Jim Lockhart takes center stage on harpsichord for “Ace and Deuce”, a rather short instrumental that is understated and consists primarily of the harpsichord and acoustic guitar with a bit of violin coming in at the end. This is a prototypical Celtic folk number that previews the type of sound the band would become well known for throughout the early and mid seventies.

The rest of the album is largely heavy Celtic jigging music, although “The Musical Priest” shows a bit of a progressive bent in the guitar and violin tracks. For the most part though the last ten minutes or so will only appeal to big fans of strongly Celtic sounds.

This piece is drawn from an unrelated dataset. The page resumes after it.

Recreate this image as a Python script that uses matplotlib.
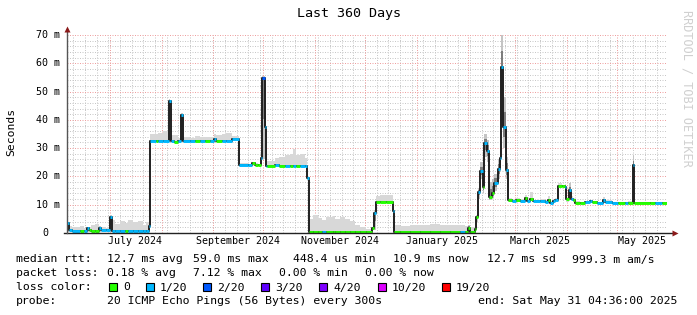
import matplotlib
matplotlib.use("Agg")
import matplotlib.pyplot as plt
import matplotlib.dates as mdates
from matplotlib.patches import Rectangle
from datetime import datetime, timedelta

plt.rcParams['font.family'] = ['DejaVu Sans Mono']

# ---- data ----
# day offset from start of the 360 day window, median rtt (ms),
# loss bucket (0 = none, 1 = 1/20, 2 = 2/20), smoke low / high (ms)
days = [0.0, 1.2, 3.0, 7.8, 10.2, 12.0, 13.2, 14.4, 16.8, 19.2, 20.4, 23.4, 25.8, 27.0, 28.8,
        31.8, 34.8, 36.6, 39.6, 42.6, 45.6, 47.4, 49.2, 49.8, 53.4, 54.6, 57.6, 61.2, 62.1, 64.2,
        66.6, 68.1, 69.3, 73.8, 76.8, 79.8, 82.8, 85.8, 88.2, 89.4, 93.0, 95.4, 99.0, 103.2, 108.6,
        111.0, 112.8, 114.6, 116.1, 117.2, 118.5, 119.2, 120.0, 124.8, 127.2, 130.8, 133.8, 135.6, 137.4,
        139.8, 142.8, 144.2, 145.0, 147.6, 150.6, 153.0, 155.4, 159.6, 160.8, 163.8, 166.8, 169.8, 172.8,
        175.8, 179.4, 183.0, 184.2, 185.2, 187.8, 191.4, 195.4, 196.4, 199.8, 205.8, 211.8, 217.8, 223.8,
        229.8, 235.8, 238.8, 240.8, 241.8, 244.5, 245.6, 246.4, 248.0, 249.6, 250.4, 252.0, 253.2, 254.7,
        256.2, 258.3, 259.5, 260.6, 261.8, 263.1, 264.3, 267.0, 269.4, 271.8, 274.8, 276.0, 277.8, 279.6,
        283.8, 286.8, 288.6, 289.8, 291.6, 292.8, 294.3, 297.0, 298.5, 299.4, 300.9, 302.3, 303.6, 304.8,
        307.8, 310.8, 313.8, 315.0, 318.0, 321.3, 322.8, 327.0, 330.6, 334.8, 336.6, 339.3, 340.4, 349.8,
        352.8, 357.0]
median = [3.4, 1.1, 0.6, 0.6, 0.6, 1.7, 1.0, 0.6, 0.6, 1.7, 0.9, 0.9, 5.6, 0.6, 0.6,
          0.6, 0.6, 0.6, 0.6, 0.6, 0.6, 0.6, 2.5, 32.6, 32.6, 32.6, 32.6, 46.5, 32.6, 32.2,
          32.6, 41.8, 32.6, 32.6, 32.6, 32.6, 32.6, 32.6, 33.4, 32.6, 32.6, 32.6, 33.2, 24.0, 24.0,
          24.6, 24.0, 24.0, 26.4, 54.7, 37.6, 23.8, 23.8, 24.2, 23.8, 23.8, 23.8, 23.8, 23.8,
          23.8, 23.8, 19.3, 0.4, 0.4, 0.4, 0.4, 0.4, 0.4, 0.4, 0.4, 0.4, 0.4, 0.4,
          0.4, 0.4, 1.6, 7.2, 10.9, 10.9, 10.9, 7.9, 0.4, 0.4, 0.4, 0.4, 0.4, 0.4,
          0.4, 0.4, 0.4, 1.6, 0.4, 1.3, 5.8, 14.6, 21.9, 16.4, 31.7, 29.1, 12.8, 14.0,
          17.6, 22.5, 26.4, 58.8, 37.6, 22.3, 11.7, 11.4, 11.6, 11.2, 12.5, 11.4, 11.9, 11.2,
          11.2, 11.0, 11.8, 10.6, 11.4, 11.8, 16.7, 16.7, 16.4, 12.0, 15.2, 12.0, 11.5, 10.7,
          10.7, 10.9, 11.3, 10.8, 10.7, 11.5, 11.0, 10.6, 10.6, 10.6, 10.7, 24.0, 10.7, 10.7,
          10.7, 10.7]
loss = [1, 1, 1, 0, 1, 1, 0, 0, 0, 1, 1, 1, 1, 1, 1,
        1, 0, 1, 1, 1, 1, 1, 1, 1, 0, 1, 1, 1, 1, 0,
        1, 1, 1, 1, 0, 1, 0, 1, 1, 0, 1, 1, 1, 1, 1,
        0, 0, 0, 1, 2, 1, 1, 0, 1, 0, 1, 0, 1, 0,
        1, 1, 1, 0, 0, 0, 1, 0, 0, 0, 0, 0, 0, 0,
        0, 0, 0, 1, 0, 0, 0, 1, 0, 0, 0, 0, 0, 0,
        0, 1, 0, 0, 0, 0, 0, 1, 1, 0, 1, 1, 0, 0,
        1, 1, 1, 1, 1, 1, 0, 1, 0, 1, 0, 1, 0, 1,
        1, 1, 0, 1, 1, 1, 0, 0, 1, 0, 1, 1, 0, 0,
        0, 1, 1, 0, 1, 1, 1, 1, 0, 1, 0, 1, 0, 0,
        1, 0]
smoke_lo = [0.3, 0.3, 0.3, 0.3, 0.3, 0.5, 0.3, 0.3, 0.3, 0.5, 0.3, 0.3, 0.3, 0.3, 0.3,
            0.3, 0.3, 0.3, 0.3, 0.3, 0.3, 0.3, 0.5, 32.2, 32.2, 32.2, 32.2, 33.0, 32.2, 32.0,
            32.2, 33.0, 32.0, 32.2, 32.2, 32.2, 32.2, 32.2, 32.8, 32.2, 32.2, 32.2, 32.8, 23.5, 23.5,
            24.2, 23.6, 23.6, 26.0, 26.0, 30.0, 23.5, 23.5, 23.8, 23.5, 23.5, 23.5, 23.5, 23.5,
            23.5, 23.5, 18.5, 0.2, 0.2, 0.2, 0.2, 0.2, 0.2, 0.2, 0.2, 0.2, 0.2, 0.2,
            0.2, 0.2, 1.0, 1.0, 10.5, 10.5, 10.5, 7.0, 0.2, 0.2, 0.2, 0.2, 0.2, 0.2,
            0.2, 0.2, 0.2, 0.3, 0.2, 0.3, 4.0, 12.0, 19.0, 14.0, 27.0, 25.0, 11.5, 12.5,
            15.0, 19.0, 22.0, 38.0, 30.0, 19.0, 11.0, 11.0, 11.2, 10.8, 12.0, 11.0, 11.4, 10.8,
            10.8, 10.6, 11.3, 10.3, 11.0, 11.4, 16.2, 16.3, 16.0, 11.0, 12.5, 11.5, 11.1, 10.4,
            10.4, 10.6, 11.0, 10.5, 10.4, 11.0, 10.7, 10.3, 10.3, 10.3, 10.4, 20.0, 10.4, 10.4,
            10.4, 10.4]
smoke_hi = [3.8, 2.5, 2.0, 2.3, 1.8, 2.2, 2.0, 3.0, 3.2, 2.5, 2.0, 1.6, 6.2, 4.5, 3.2,
            4.2, 3.5, 4.5, 3.8, 4.3, 2.8, 4.0, 3.0, 35.0, 35.0, 35.5, 36.0, 47.5, 34.5, 34.5,
            33.5, 42.3, 34.0, 33.6, 34.2, 34.0, 33.8, 34.0, 35.0, 34.5, 35.0, 35.5, 34.3, 24.6, 24.5,
            25.2, 24.6, 24.4, 27.0, 55.5, 45.0, 24.5, 25.5, 26.5, 27.0, 27.5, 28.0, 29.6, 27.5,
            27.8, 26.5, 20.0, 5.0, 6.2, 5.2, 4.6, 5.5, 6.0, 5.0, 5.6, 4.8, 4.2, 3.0,
            2.2, 1.5, 2.0, 8.0, 13.0, 13.6, 13.4, 8.5, 2.8, 2.4, 2.8, 3.0, 3.2, 3.0,
            2.8, 2.8, 2.6, 3.0, 2.0, 2.0, 6.5, 16.0, 25.0, 20.0, 35.0, 33.0, 18.0, 19.0,
            21.0, 26.0, 33.0, 70.0, 48.0, 27.0, 12.5, 12.0, 12.3, 12.0, 13.5, 12.2, 14.5, 11.8,
            12.0, 11.5, 13.0, 11.2, 11.9, 12.3, 17.6, 17.0, 17.2, 12.5, 17.6, 13.0, 12.2, 11.2,
            11.0, 11.3, 11.8, 11.2, 11.0, 12.6, 11.6, 11.0, 11.0, 11.0, 11.2, 27.2, 11.0, 11.0,
            11.0, 11.0]

loss_labels = ['0', '1/20', '2/20', '3/20', '4/20', '10/20', '19/20']
loss_colors = ['#26ff00', '#00b8ff', '#0059ff', '#5e00ff', '#7e00ff', '#dd00ff', '#ff0000']

end = datetime(2025, 5, 31, 4, 36)
start = end - timedelta(days=360)
t0 = mdates.date2num(start)
t = [t0 + d for d in days] + [t0 + 360]
widths = [t[i + 1] - t[i] for i in range(len(days))]

W, H = 697, 315
fig = plt.figure(figsize=(W / 100, H / 100), dpi=100)
fig.patch.set_facecolor('white')
ax = fig.add_axes([67 / W, (H - 233) / H, 600 / W, 198 / H])
ax.set_xlim(t0, t0 + 360)
ax.set_ylim(0, 70)
for s in ax.spines.values():
    s.set_visible(False)
ax.tick_params(length=0)
ax.set_xticks([])
ax.set_yticks([])

# grid
dot = (0, (1, 1.5))
minor_c = '#c8c8c8'
major_c = '#eea0a0'
for v in range(2, 71, 2):
    if v % 10:
        ax.axhline(v, color=minor_c, lw=0.72, ls=dot, zorder=0)
d = start.replace(hour=0, minute=0) + timedelta(days=(6 - start.weekday()) % 7)
while d < end:
    ax.axvline(mdates.date2num(d), color=minor_c, lw=0.72, ls=dot, zorder=0)
    d += timedelta(days=7)
for v in range(10, 71, 10):
    ax.axhline(v, color=major_c, lw=0.72, ls=dot, zorder=0)
months = [datetime(2024, m, 1) for m in range(7, 13)] + [datetime(2025, m, 1) for m in range(1, 6)]
for m in months:
    ax.axvline(mdates.date2num(m), color=major_c, lw=0.72, ls=dot, zorder=0)

# smoke: light where it sits above the median, darker where pings spread both ways
for i in range(len(days)):
    spread = median[i] - smoke_lo[i] > 1
    ax.bar(t[i], smoke_hi[i] - smoke_lo[i], width=widths[i], bottom=smoke_lo[i], align='edge',
           color='#c4c4c4' if spread else '#d8d8d8', lw=0, zorder=1)
    if spread:
        lo2 = median[i] - (median[i] - smoke_lo[i]) * 0.5
        hi2 = median[i] + (smoke_hi[i] - median[i]) * 0.5
        ax.bar(t[i], hi2 - lo2, width=widths[i], bottom=lo2, align='edge',
               color='#7c7c7c', lw=0, zorder=1)

# median line
ax.step(t, median + [median[-1]], where='post', color='#202020', lw=1.4, zorder=2)
for i in range(len(days)):
    ax.hlines(median[i], t[i], t[i + 1], color=loss_colors[loss[i]], lw=2.1, zorder=3)

# axes with arrows
ax.plot([-3 / 600, 1.01], [0, 0], transform=ax.transAxes, color='#222222', lw=1, clip_on=False, zorder=4)
ax.plot([0, 0], [0, 1.03], transform=ax.transAxes, color='#555555', lw=1, clip_on=False, zorder=4)
ax.plot([1.0 + 8 / 600], [0], transform=ax.transAxes, marker='>', ms=5, color='#8b1a1a',
        mec='none', clip_on=False, zorder=5)
ax.plot([0], [1 + 6 / 198], transform=ax.transAxes, marker='^', ms=5, color='#8b1a1a',
        mec='none', clip_on=False, zorder=5)

# y tick labels
for v in range(0, 71, 10):
    if v == 0:
        ax.text(-19 / 600, v, '0', ha='right', va='center', fontsize=7.2,
                transform=ax.get_yaxis_transform())
    else:
        ax.text(-7 / 600, v, '%d m' % v, ha='right', va='center', fontsize=7.2,
                transform=ax.get_yaxis_transform())
# x labels (centred mid-month)
lab_months = [(2024, 7, 'July 2024'), (2024, 9, 'September 2024'), (2024, 11, 'November 2024'),
              (2025, 1, 'January 2025'), (2025, 3, 'March 2025'), (2025, 5, 'May 2025')]
for y, m, s in lab_months:
    ax.text(mdates.date2num(datetime(y, m, 16)), -8 / 198 * 70, s, ha='center', va='center',
            fontsize=7.2)


def px(x, y):
    return x / W, 1 - y / H


fig.text(*px(349, 13), 'Last 360 Days', ha='center', va='center', fontsize=9.6)
fig.text(*px(11, 132), 'Seconds', ha='center', va='center', rotation=90, fontsize=8.2)
fig.text(*px(687, 88), 'RRDTOOL / TOBI OETIKER', ha='center', va='center', rotation=270,
         fontsize=8.6, color='#d0d0d0')

fs = 8.25
lines = [
    (259.5, [(16, 'median rtt:'), (107.3, '12.7 ms avg'), (192.7, '59.0 ms max'), (292.7, '448.4 us min'),
             (393.3, '10.9 ms now'), (486.7, '12.7 ms sd'), (572.3, '999.3 m am/s')]),
    (273.5, [(16, 'packet loss:'), (107.3, '0.18 % avg'), (193.3, '7.12 % max'), (279.3, '0.00 % min'),
             (365.0, '0.00 % now')]),
    (287.5, [(16, 'loss color:')]),
    (301.5, [(16, 'probe:'), (107.3, '20 ICMP Echo Pings (56 Bytes) every 300s'),
             (478.3, 'end: Sat May 31 04:36:00 2025')]),
]
for y, items in lines:
    for x, s in items:
        fig.text(*px(x, y), s, ha='left', va='center', fontsize=fs)

box_x = [109, 145.7, 203.3, 261, 319.3, 377.7, 441.7]
for bx, lab, c in zip(box_x, loss_labels, loss_colors):
    fig.patches.append(Rectangle(px(bx, 291), 8 / W, 8 / H, transform=fig.transFigure,
                                 facecolor=c, edgecolor='black', lw=0.8))
    fig.text(*px(bx + 14, 287.5), lab, ha='left', va='center', fontsize=fs)

fig.savefig('out.png', dpi=100)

I was never a big Horslips fan back in the seventies, although some of their music has grown on me over the years. Their epic rendition of ‘The Tain’ remains one of the finest Celtic folk albums ever recorded in my opinion. This one is a bit more uneven, to be expected of a band just starting out and considering the music here was collected from the band’s first couple years of existence and recorded rather unconventionally in an old mansion reputed to be haunted and in which the band employed hay bales and stage curtains for baffles and sound management. As a seminal Celtic rock album ‘Happy to Meet…Sorry to Part’ deserves a place on the shelf of just about any serious collector of progressive folk, and probably most fans of world music as well. I wouldn’t call this a masterpiece or anything, but it is quite decent and is worth listening to a few times if you get a chance. Three stars a mildly recommended.